A l’approche des jeux olympiques de Pékin les contradictions de notre monde occidental entrent en collision avec les choix du gouvernement chinois. A qui voudrait-on faire croire que les membres du comité olympique, les investisseurs étrangers, les grands groupes internationaux, les gouvernants du monde ’démocratique’ découvrent ces fausses notes ?

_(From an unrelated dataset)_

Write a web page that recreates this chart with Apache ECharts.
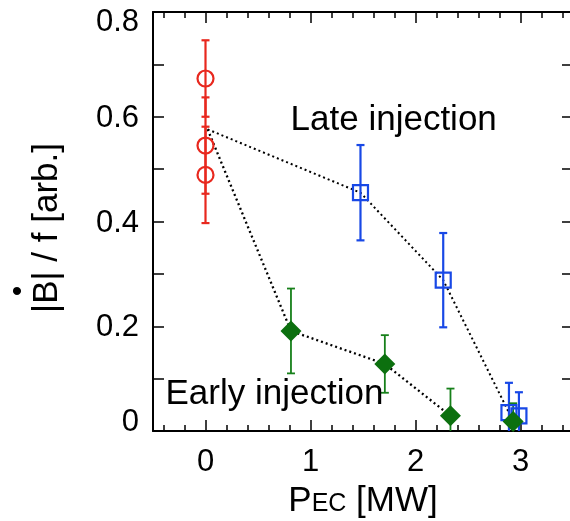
<!DOCTYPE html>
<html>
<head>
<meta charset="utf-8">
<script src="https://cdn.jsdelivr.net/npm/echarts@6/dist/echarts.min.js"></script>
<style>html,body{margin:0;padding:0;background:#fff}#c{width:570px;height:521px}</style>
</head>
<body>
<div id="c"></div>
<script>
// ---- data ----
const xTickLabels = ['0', '1', '2', '3'];
const yTickLabels = ['0', '0.2', '0.4', '0.6', '0.8'];
const startPoint = [0.02, 0.576];
// reference (P_EC = 0) red circles
const refX = [0, 0, 0];
const refY = [0.673, 0.545, 0.489];
const refErr = [0.073, 0.092, 0.092];
// Late injection (blue squares)
const lateX = [1.476, 2.264, 2.89, 2.985];
const lateY = [0.455, 0.288, 0.035, 0.029];
const lateErr = [0.091, 0.090, 0.057, 0.045];
// Early injection (green diamonds)
const earlyX = [0.814, 1.708, 2.333, 2.93];
const earlyY = [0.191, 0.128, 0.029, 0.018];
const earlyErr = [0.081, 0.055, 0.052, 0.035];
// dotted guide lines: start point then first three points of each group
const lateLineCount = 3;
const earlyLineCount = 3;
// annotations
const annotX = [0.81, -0.381];
const annotY = [0.594, 0.0707];
const annotText = ['Late injection', 'Early injection'];

const FONT = '"Liberation Sans", Arial, Helvetica, sans-serif';
const RED = '#e8281e', BLUE = '#1848e6', GREEN = '#0c700f', GREEN_BAR = '#17801a';

function zip(xs, ys) { return xs.map((x, i) => [x, ys[i]]); }
function zip3(xs, ys, es) { return xs.map((x, i) => [x, ys[i], es[i]]); }

function errSeries(xs, ys, es, color, w) {
  return {
    type: 'custom', clip: true, z: 3, silent: true,
    data: zip3(xs, ys, es),
    encode: { x: 0, y: 1 },
    renderItem: function (params, api) {
      const x = api.value(0), y = api.value(1), e = api.value(2);
      const t = api.coord([x, y + e]), b = api.coord([x, y - e]);
      const hw = 4;
      const st = { stroke: color, lineWidth: w };
      return { type: 'group', children: [
        { type: 'line', shape: { x1: t[0], y1: t[1], x2: b[0], y2: b[1] }, style: st },
        { type: 'line', shape: { x1: t[0] - hw, y1: t[1], x2: t[0] + hw, y2: t[1] }, style: st },
        { type: 'line', shape: { x1: b[0] - hw, y1: b[1], x2: b[0] + hw, y2: b[1] }, style: st }
      ]};
    }
  };
}

const tickStyle = { color: '#000', width: 1.5 };
function xAxisCfg(pos, showLabels) {
  return {
    type: 'value', position: pos, min: -0.5, max: 3.5, splitNumber: 4,
    axisLine: { show: true, onZero: false, lineStyle: { color: '#000', width: 2 } },
    axisTick: { show: true, inside: true, length: 11, lineStyle: tickStyle },
    minorTick: { show: true, splitNumber: 5, length: 6, lineStyle: tickStyle },
    splitLine: { show: false }, minorSplitLine: { show: false },
    axisLabel: {
      show: showLabels, margin: 16, fontSize: 31, color: '#000', fontFamily: FONT,
      showMinLabel: false, showMaxLabel: false,
      formatter: function (v) {
        const i = Math.round(v);
        return (Math.abs(v - i) < 1e-9 && i >= 0 && i < xTickLabels.length) ? xTickLabels[i] : '';
      }
    }
  };
}
function yAxisCfg(pos, showLabels) {
  return {
    type: 'value', position: pos, min: 0, max: 0.8, interval: 0.2,
    axisLine: { show: true, onZero: false, lineStyle: { color: '#000', width: 2 } },
    axisTick: { show: true, inside: true, length: 11, lineStyle: tickStyle },
    minorTick: { show: true, splitNumber: 2, length: 11, lineStyle: tickStyle },
    splitLine: { show: false }, minorSplitLine: { show: false },
    axisLabel: {
      show: showLabels, margin: 14, fontSize: 31, color: '#000', fontFamily: FONT,
      formatter: function (v) {
        const i = Math.round(v / 0.2);
        const s = yTickLabels[i] || '';
        if (i === 0) return '{lo|' + s + '}';
        if (i === yTickLabels.length - 1) return '{hi|' + s + '}';
        return '{m|' + s + '}';
      },
      rich: {
        lo: { fontSize: 31, fontFamily: FONT, color: '#000', padding: [0, 0, 18, 0] },
        hi: { fontSize: 31, fontFamily: FONT, color: '#000', padding: [21, 0, 0, 0] },
        m: { fontSize: 31, fontFamily: FONT, color: '#000', padding: [3, 0, 0, 0] }
      }
    }
  };
}

const xMain = xAxisCfg('bottom', true);
xMain.name = '{p|P}{s|EC}{p| [MW]}';
xMain.nameLocation = 'middle';
xMain.nameGap = 52;
xMain.nameMoveOverlap = false;
xMain.nameTextStyle = {
  rich: {
    p: { fontSize: 35, fontFamily: FONT, color: '#000', lineHeight: 36, verticalAlign: 'bottom' },
    s: { fontSize: 25, fontFamily: FONT, color: '#000', lineHeight: 36, verticalAlign: 'bottom', padding: [0, 0, 2, 0] }
  }
};
const xTop = xAxisCfg('top', false);

const chart = echarts.init(document.getElementById('c'), null, { renderer: 'canvas' });
chart.setOption({
  animation: false,
  backgroundColor: '#fff',
  grid: { left: 153, top: 12, width: 420, height: 419, containLabel: false, outerBoundsMode: 'none', show: false },
  xAxis: [xMain, xTop],
  yAxis: [yAxisCfg('left', true), yAxisCfg('right', false)],
  graphic: [
    { type: 'text', x: 47, y: 228, rotation: Math.PI / 2,
      style: { text: '|B| / f [arb.]', font: '35px ' + FONT, fill: '#000', align: 'center', verticalAlign: 'middle' } },
    { type: 'text', x: 17, y: 293,
      style: { text: '\u2022', font: '30px ' + FONT, fill: '#000', align: 'center', verticalAlign: 'middle' } }
  ],
  series: [
    { type: 'line', data: [startPoint].concat(zip(lateX, lateY).slice(0, lateLineCount)),
      symbol: 'none', silent: true, z: 1,
      lineStyle: { color: '#000', width: 2, opacity: 1, type: [2, 3] } },
    { type: 'line', data: [startPoint].concat(zip(earlyX, earlyY).slice(0, earlyLineCount)),
      symbol: 'none', silent: true, z: 1,
      lineStyle: { color: '#000', width: 2.3, opacity: 1, type: [2, 3] } },
    errSeries(refX, refY, refErr, RED, 2.2),
    errSeries(lateX, lateY, lateErr, BLUE, 2.2),
    errSeries(earlyX, earlyY, earlyErr, GREEN_BAR, 1.8),
    { type: 'scatter', data: zip(refX, refY), symbol: 'circle', symbolSize: 16, z: 4,
      itemStyle: { color: 'transparent', borderColor: RED, borderWidth: 2.2, opacity: 1 } },
    { type: 'scatter', data: zip(lateX, lateY), symbol: 'rect', symbolSize: 15, z: 4,
      itemStyle: { color: 'transparent', borderColor: BLUE, borderWidth: 2.2, opacity: 1 } },
    { type: 'scatter', data: zip(earlyX, earlyY), symbol: 'diamond', symbolSize: 21, z: 4,
      itemStyle: { color: GREEN, opacity: 1 } },
    { type: 'scatter', symbolSize: 0, z: 5, silent: true,
      itemStyle: { opacity: 1 },
      data: annotX.map((x, i) => ({ value: [x, annotY[i]], name: annotText[i] })),
      label: { show: true, position: 'right', distance: 0, formatter: '{b}',
        fontSize: 35, fontFamily: FONT, color: '#000', opacity: 1 } }
  ]
});
</script>
</body>
</html>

Pour ceux qui voyagent en Chine ou qui en ont une certaine connaissance rien de nouveau à ces non-événements chinois que constituent la censure sur internet et dans les médias, la pollution, la surexploitation des ressources naturelles, la répression policière, la corruption. La Chine s’ouvre au reste du monde, certes, mais selon ses propres règles. Le pays joue de son influence pour surfer sur la crête de la vague libérale. Le bilan général ne peut être alors décrit que métaphoriquement comme un verre à moitié plein ou à moitié vide. Tout dépend du point de vue. Les plateaux de la balance dans tous les cas sont en équilibre instable. De quel côté vont -ils pencher ? Quelle direction le mouvement de mondialisation actuel va-t-il prendre ? La Chine est un acteur de taille mais nous avons aussi des atouts que nous bradons. C’est le paradoxe de cette mondialisation.

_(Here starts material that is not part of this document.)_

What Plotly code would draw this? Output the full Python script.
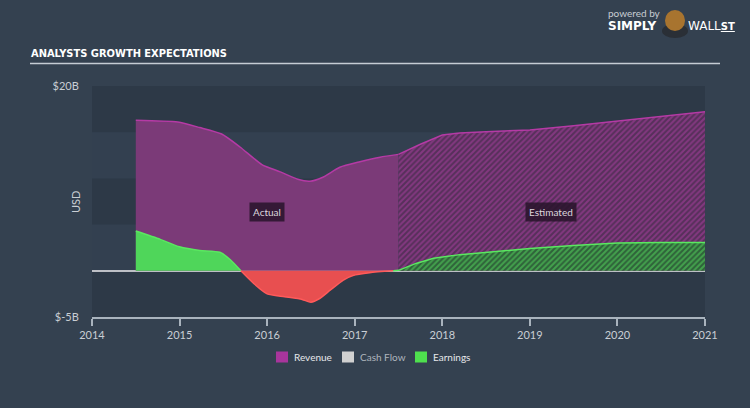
import plotly.graph_objects as go

# ---------------- data (USD billions) ----------------
rev_act_x = [2014.5, 2014.98, 2015.23, 2015.48, 2015.69, 2015.94, 2016.15, 2016.35, 2016.49, 2016.63, 2016.83, 2017.06, 2017.29, 2017.5]
rev_act = [16.3, 16.1, 15.5, 14.8, 13.4, 11.5, 10.7, 9.9, 9.7, 10.1, 11.2, 11.8, 12.3, 12.6]

rev_est_x = [2017.5, 2017.75, 2018.0, 2018.2, 2018.5, 2019.0, 2019.5, 2020.0, 2020.5, 2021.0]
rev_est = [12.6, 13.7, 14.7, 14.9, 15.05, 15.25, 15.7, 16.2, 16.7, 17.2]

earn_pos_x = [2014.5, 2014.78, 2015.0, 2015.23, 2015.46, 2015.58, 2015.7]
earn_pos = [4.3, 3.4, 2.6, 2.2, 2.0, 1.2, 0.0]

earn_neg_x = [2015.7, 2015.85, 2016.0, 2016.2, 2016.4, 2016.5, 2016.6, 2016.72, 2016.87, 2016.98, 2017.17, 2017.44]
earn_neg = [0.0, -1.4, -2.5, -2.8, -3.1, -3.4, -3.0, -2.1, -1.0, -0.5, -0.2, 0.0]

earn_est_x = [2017.44, 2017.5, 2017.7, 2017.9, 2018.2, 2018.6, 2019.0, 2019.5, 2020.0, 2020.5, 2021.0]
earn_est = [0.0, 0.05, 0.8, 1.35, 1.75, 2.1, 2.4, 2.75, 3.0, 3.05, 3.05]

x_ticks = [2014, 2015, 2016, 2017, 2018, 2019, 2020, 2021]
y_ticks = [20, -5]
y_tick_text = ["$20B", "$-5B"]

# ---------------- layout geometry ----------------
W, H = 750, 408
L, R, T, B = 92, 45, 86, 91
PW, PH = W - L - R, H - T - B


def px(x):
    return (x - L) / PW


def py(y):
    return (H - B - y) / PH


PAPER = "#344150"
PLOT_LIGHT = "#334050"
PLOT_DARK = "#2d3947"
REV_FILL = "#7b3a78"
REV_LINE = "#b53aa5"
EARN_FILL = "#4fd65a"
EARN_LINE = "#5ae860"
NEG_FILL = "#e84f50"
NEG_LINE = "#ff5a5a"
TXT = "#c9ced4"
FONT = "Lato, 'Open Sans', sans-serif"

fig = go.Figure()

# revenue actual
fig.add_trace(go.Scatter(x=rev_act_x, y=rev_act, mode="lines", fill="tozeroy",
                         fillcolor=REV_FILL, line=dict(color=REV_LINE, width=1.5, shape="spline", smoothing=0.6),
                         showlegend=False, hoverinfo="skip"))
# revenue estimated (hatched)
fig.add_trace(go.Scatter(x=rev_est_x, y=rev_est, mode="lines", fill="tozeroy",
                         fillcolor="#5a305c",
                         fillpattern=dict(shape="/", bgcolor="#56305a", fgcolor="#b040a6", size=4, solidity=0.5),
                         line=dict(color=REV_LINE, width=1.5),
                         showlegend=False, hoverinfo="skip"))
# earnings actual positive
fig.add_trace(go.Scatter(x=earn_pos_x, y=earn_pos, mode="lines", fill="tozeroy",
                         fillcolor=EARN_FILL, line=dict(color=EARN_LINE, width=1.5, shape="spline", smoothing=0.6),
                         showlegend=False, hoverinfo="skip"))
# earnings actual negative
fig.add_trace(go.Scatter(x=earn_neg_x, y=earn_neg, mode="lines", fill="tozeroy",
                         fillcolor=NEG_FILL, line=dict(color=NEG_LINE, width=1.5, shape="spline", smoothing=0.6),
                         showlegend=False, hoverinfo="skip"))
# earnings estimated (hatched)
fig.add_trace(go.Scatter(x=earn_est_x, y=earn_est, mode="lines", fill="tozeroy",
                         fillcolor="#33693d",
                         fillpattern=dict(shape="/", bgcolor="#2f623a", fgcolor="#58e060", size=4, solidity=0.5),
                         line=dict(color=EARN_LINE, width=1.5),
                         showlegend=False, hoverinfo="skip"))

# background bands
shapes = []
for y0, y1 in [(15, 20), (5, 10), (-5, 0)]:
    shapes.append(dict(type="rect", xref="paper", yref="y", x0=0, x1=1, y0=y0, y1=y1,
                       fillcolor=PLOT_DARK, line=dict(width=0), layer="below"))
# title underline
shapes.append(dict(type="line", xref="paper", yref="paper", x0=px(30), x1=px(720), y0=py(63.5), y1=py(63.5),
                   line=dict(color="#c5ccd4", width=1.5)))
# legend squares
for x0, c in [(276, "#a8359c"), (342, "#d0d0d0"), (415, "#4ee04e")]:
    shapes.append(dict(type="rect", xref="paper", yref="paper", x0=px(x0), x1=px(x0 + 12),
                       y0=py(351.5), y1=py(362.5), fillcolor=c, line=dict(width=0)))
# logo mascot (simplified)
shapes.append(dict(type="circle", xref="paper", yref="paper", x0=px(662), x1=px(688), y0=py(38), y1=py(24),
                   fillcolor="#2a2f36", line=dict(width=0)))
shapes.append(dict(type="circle", xref="paper", yref="paper", x0=px(665), x1=px(685), y0=py(31), y1=py(10),
                   fillcolor="#a8742f", line=dict(width=0)))

annotations = [
    dict(text="<b>ANALYSTS GROWTH EXPECTATIONS</b>", xref="paper", yref="paper", x=px(29), y=py(53),
         xanchor="left", yanchor="middle", showarrow=False,
         font=dict(family="DejaVu Sans Condensed", size=11, color="#ffffff")),
    dict(text="USD", xref="paper", yref="paper", x=px(75), y=py(202), textangle=-90,
         xanchor="center", yanchor="middle", showarrow=False, font=dict(family=FONT, size=11, color=TXT)),
    dict(text="Actual", xref="x", yref="y", x=2016.0, y=6.35, showarrow=False,
         bgcolor="rgba(40,20,42,0.85)", borderpad=3, font=dict(family=FONT, size=10, color="#ddd6dd")),
    dict(text="Estimated", xref="x", yref="y", x=2019.24, y=6.35, showarrow=False,
         bgcolor="rgba(40,20,42,0.85)", borderpad=3, font=dict(family=FONT, size=10, color="#ddd6dd")),
    dict(text="Revenue", xref="paper", yref="paper", x=px(292), y=py(357), xanchor="left", yanchor="middle",
         showarrow=False, font=dict(family=FONT, size=10, color="#e6e8eb")),
    dict(text="Cash Flow", xref="paper", yref="paper", x=px(358), y=py(357), xanchor="left", yanchor="middle",
         showarrow=False, font=dict(family=FONT, size=10, color="#aeb5bd")),
    dict(text="Earnings", xref="paper", yref="paper", x=px(431), y=py(357), xanchor="left", yanchor="middle",
         showarrow=False, font=dict(family=FONT, size=10, color="#e6e8eb")),
    dict(text="powered by", xref="paper", yref="paper", x=px(606), y=py(13), xanchor="left", yanchor="middle",
         showarrow=False, font=dict(family=FONT, size=10, color="#c8cdd3")),
    dict(text="<b>SIMPLY</b>", xref="paper", yref="paper", x=px(606), y=py(26), xanchor="left", yanchor="middle",
         showarrow=False, font=dict(family="DejaVu Sans", size=12, color="#ffffff")),
    dict(text="WALL<b><u><span style='font-size:10px'>ST</span></u></b>", xref="paper", yref="paper",
         x=px(686), y=py(26), xanchor="left", yanchor="middle",
         showarrow=False, font=dict(family="DejaVu Sans", size=12, color="#ffffff")),
]

fig.update_layout(
    width=W, height=H,
    margin=dict(l=L, r=R, t=T, b=B),
    paper_bgcolor=PAPER, plot_bgcolor=PLOT_LIGHT,
    shapes=shapes, annotations=annotations,
    showlegend=False,
    font=dict(family=FONT, color=TXT),
    xaxis=dict(range=[2014, 2021], tickvals=x_ticks, ticktext=[str(v) for v in x_ticks],
               showgrid=False, zeroline=False, showline=True, linecolor="#a9b3bd", linewidth=1.5,
               ticks="outside", ticklen=7, tickcolor="#a9b3bd", tickwidth=1.5,
               tickfont=dict(family=FONT, size=11, color=TXT), fixedrange=True),
    yaxis=dict(range=[-5, 20], tickvals=y_ticks, ticktext=y_tick_text, showgrid=False,
               zeroline=True, zerolinecolor="rgba(215,215,220,0.85)", zerolinewidth=1.5,
               showline=False, ticks="outside", ticklen=10, tickcolor="rgba(0,0,0,0)",
               tickfont=dict(family=FONT, size=11, color=TXT), layer="above traces", fixedrange=True),
)

fig.write_html("out.html")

Face à la Chine, des pays qui répondent à des critères d’expansion économique volontaristes et qui font de la spéculation financière une arme. Les entreprises sont hypnotisées par des résultats perçus comme étant faciles à atteindre sur un marché chinois qui a l’avantage d’être immense et relativement vierge. Les délocalisations permettent de réaliser des économies immédiates sans vision à long terme. Des gains rapides rendent aveugles sur d’autres terrains comme le processus démocratique. Les investisseurs étrangers en Chine ne s’embarrassent pas de ces questions-là.

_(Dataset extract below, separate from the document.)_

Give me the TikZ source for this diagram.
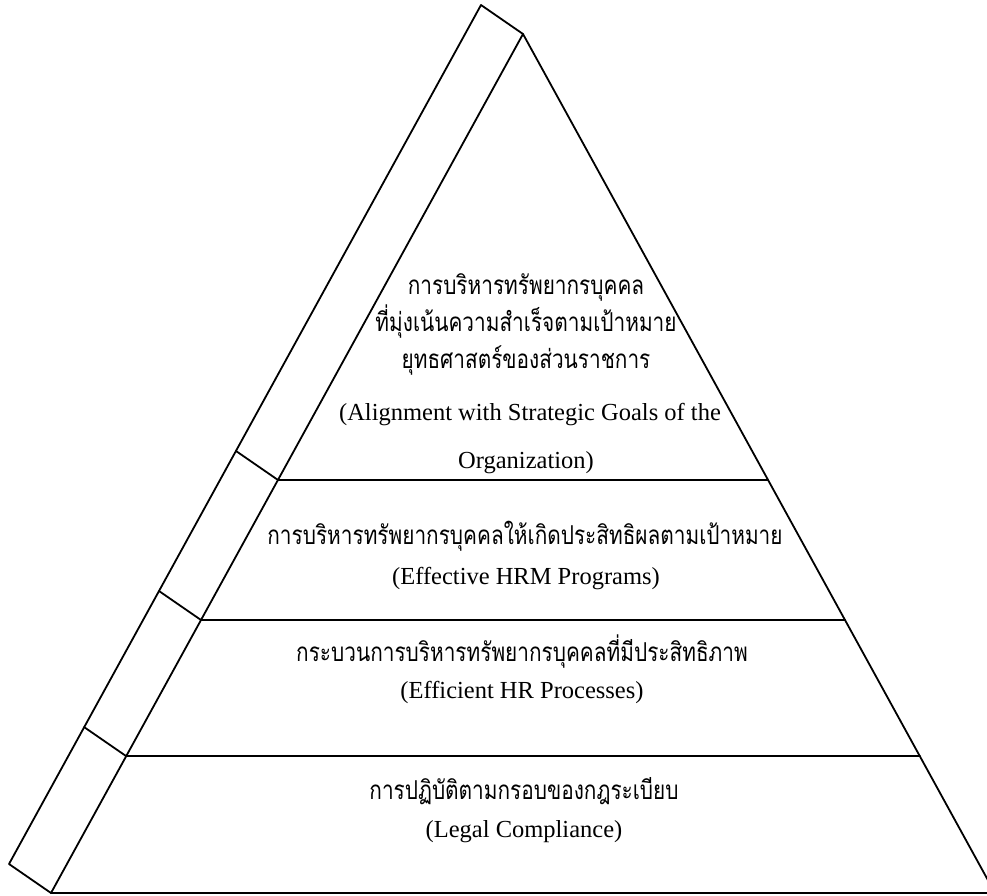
\documentclass[tikz,border=0pt]{standalone}
\usepackage{fontspec}
\setmainfont{Liberation Serif}
\newfontfamily\thaifont[Script=Thai, FakeStretch=0.8]{Loma}
\usetikzlibrary{positioning}

\begin{document}
\begin{tikzpicture}[
  x=1pt, y=-1pt,
  edge/.style={line width=1.8pt, line cap=round, line join=round},
  thline/.style={anchor=base, inner sep=0pt, font=\thaifont\fontsize{26}{26}\selectfont},
  enline/.style={anchor=base, inner sep=0pt, font=\fontsize{24.5}{24.5}\selectfont}
]
  \useasboundingbox (0,0) rectangle (987,896);

  % pyramid corners and band
  \coordinate (apex)    at (523,34);
  \coordinate (baseL)   at (51,893);
  \coordinate (baseR)   at (995,893);
  \coordinate (bandTop) at (481,5);
  \coordinate (bandBot) at (9,864);

  % level dividers
  \coordinate (l1) at (278,480);  \coordinate (r1) at (768,480);
  \coordinate (l2) at (201,620);  \coordinate (r2) at (845,620);
  \coordinate (l3) at (126,756);  \coordinate (r3) at (920,756);
  \coordinate (t1) at (236,451);
  \coordinate (t2) at (159,591);
  \coordinate (t3) at (84,727);

  \draw[edge] (bandTop) -- (apex) -- (baseR) -- (baseL) -- (bandBot) -- cycle;
  \draw[edge] (apex) -- (baseL);
  \draw[edge] (l1) -- (r1);
  \draw[edge] (l2) -- (r2);
  \draw[edge] (l3) -- (r3);
  \draw[edge] (l1) -- (t1);
  \draw[edge] (l2) -- (t2);
  \draw[edge] (l3) -- (t3);

  % top level
  \node[thline] (goalThA) at (526,294) {การบริหารทรัพยากรบุคคล};
  \node[thline] (goalThB) at (526,331) {ที่มุ่งเน้นความสำเร็จตามเป้าหมาย};
  \node[thline] (goalThC) at (526,368) {ยุทธศาสตร์ของส่วนราชการ};
  \node[enline] (goalEnA) at (530,420) {(Alignment with Strategic Goals of the};
  \node[enline] (goalEnB) at (526,468) {Organization)};

  % second level
  \node[thline] (effTh) at (525,544) {การบริหารทรัพยากรบุคคลให้เกิดประสิทธิผลตามเป้าหมาย};
  \node[enline] (effEn) at (526,584) {(Effective HRM Programs)};

  % third level
  \node[thline] (procTh) at (522,661) {กระบวนการบริหารทรัพยากรบุคคลที่มีประสิทธิภาพ};
  \node[enline] (procEn) at (522,698) {(Efficient HR Processes)};

  % base level
  \node[thline] (legalTh) at (524,799) {การปฏิบัติตามกรอบของกฎระเบียบ};
  \node[enline] (legalEn) at (524,837) {(Legal Compliance)};
\end{tikzpicture}
\end{document}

Les réactions sont plutôt mitigées. Quand il s’agit de pays comme la France, les seuls sujets de conversation actuels tournent autour du pouvoir d’achat, le prix du carburant, la hausse des produits alimentaires, le chômage, les salaires à la baisse. Cette tendance salariale se généralise aussi en dehors du cadre de la France. L’Angleterre est touchée et s’en inquiète.... Ceux qui ont l’imprudence de vouloir changer de travail ne retrouvent plus des salaires qui prennent en compte une expérience professionnelle précédente. Car les salaires diminuent à chaque nouvelle mission et n’ont plus rien à voir avec ceux des "salariés" qui ont la chance de pouvoir rester "employés".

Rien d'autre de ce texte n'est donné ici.